A small contingent of position players took optional practice today on the field adjacent to Space Coast Stadium, and the talk afterward among the collection of Nationals executives and scouts – which included General Manager Mike Rizzo – was first baseman Chris Marrero.

It may have only been batting practice in mid-February, but Marrero made an impression. Marrero blasted several balls over the batter’s eye in center field, about 30 feet high and perhaps 375 feet from home plate. The power, even in batting practice, was a significant sign for Marrero.

“I feel good,” Marrero said. “I feel really strong this year. I feel like I’ve overcome a lot, and I’m going to have a great time this year.”

Marrero, once viewed as a future pillar, is something of a forgotten man in the Nationals’ organization. He tore his hamstring playing winter ball after his promising 2011 call-up. He rushed back, then hit .244/.333/.307 with zero home runs in  37 games at Class AAA Syracuse.

“It affected me a lot,” Marrero said. “When I started playing, I wasn’t 100 percent. I was just trying to push through. I tried to make that decision. I got shut down at the end, too. I think the best thing to do was rest at the end, not playing winter ball and get my leg back in shape.”

The Nationals drafted Marrero 15th overall in 2006, but injuries have prevented him from fulfilling his potential. At 24, his only big league experience remains his call-up in 2011. He broke his leg at Class A Potomac in 2008, and the torn hamstring cost him another major chunk of a season.

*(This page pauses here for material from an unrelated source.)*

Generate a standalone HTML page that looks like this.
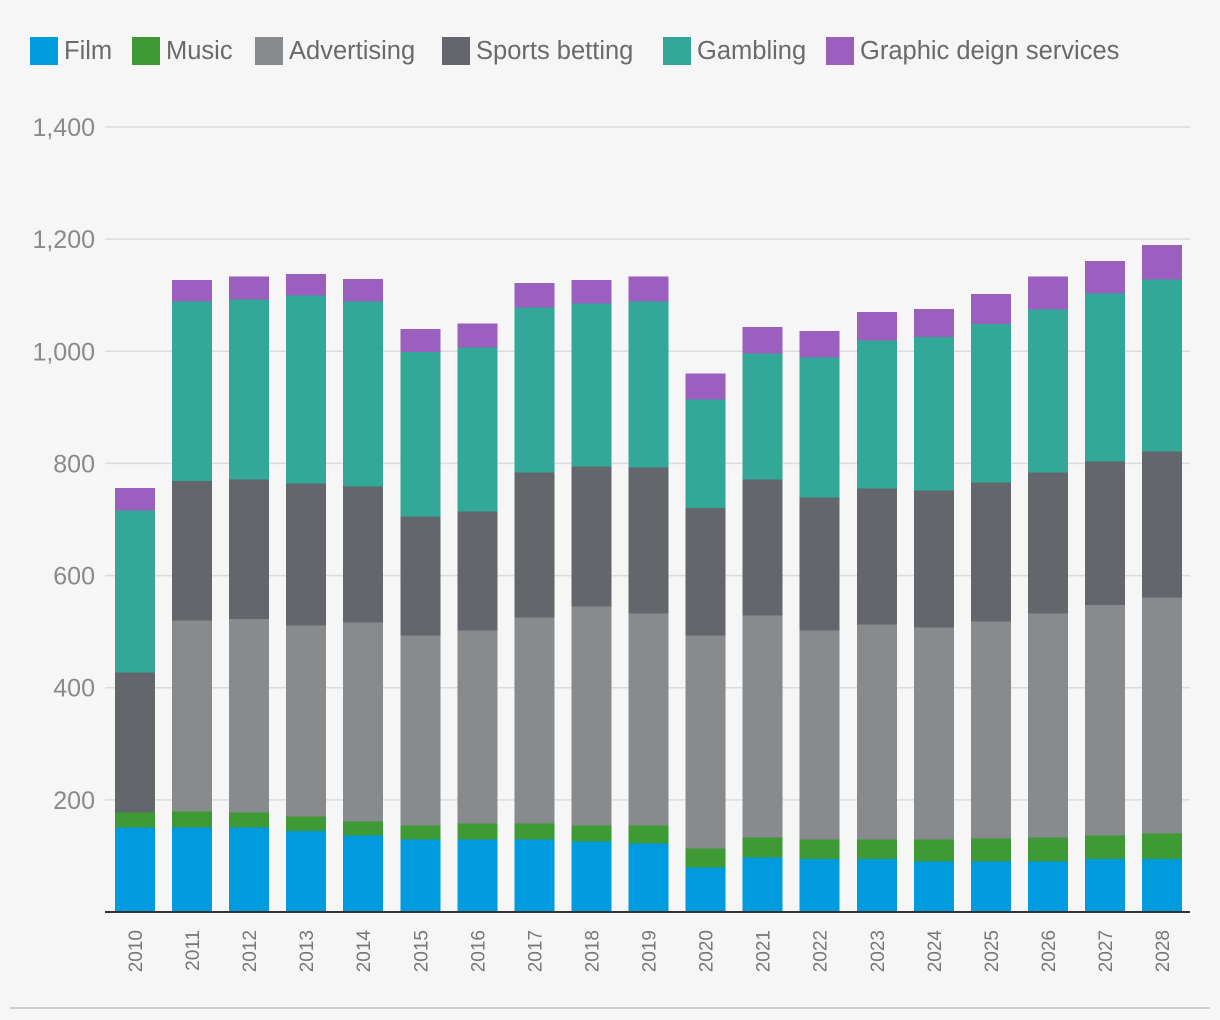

“I kind of compared him to some other first basemen that when they first came up, they were concentrating on being a good hitter, line-drive hitter, and he wasn’t using a lot of his power,” Johnson said. “I think by missing it last year, he was going to expand and become the kind of ballplayer that I knew he could become, and it kind of set him back.”

It also set him back in the organizational pecking order. Johnson acknowledged Marrero essentially has no chance to make the opening day roster without an injury. Adam LaRoche is signed to play first base for the next two years. The Nationals control Tyler Moore’s contractual rights for the next six seasons. Matt Skole, a highly regarded, power-hitting prospect, has a good chance to be moved across the diamond from third base.

“I don’t think about that,” Marrero said. “There’s always moves being made every day. I just want to be healthy and show this team I’m going to be healthy. If I’m not going to be healthy, I’ll show everyone else that I’m healthy.”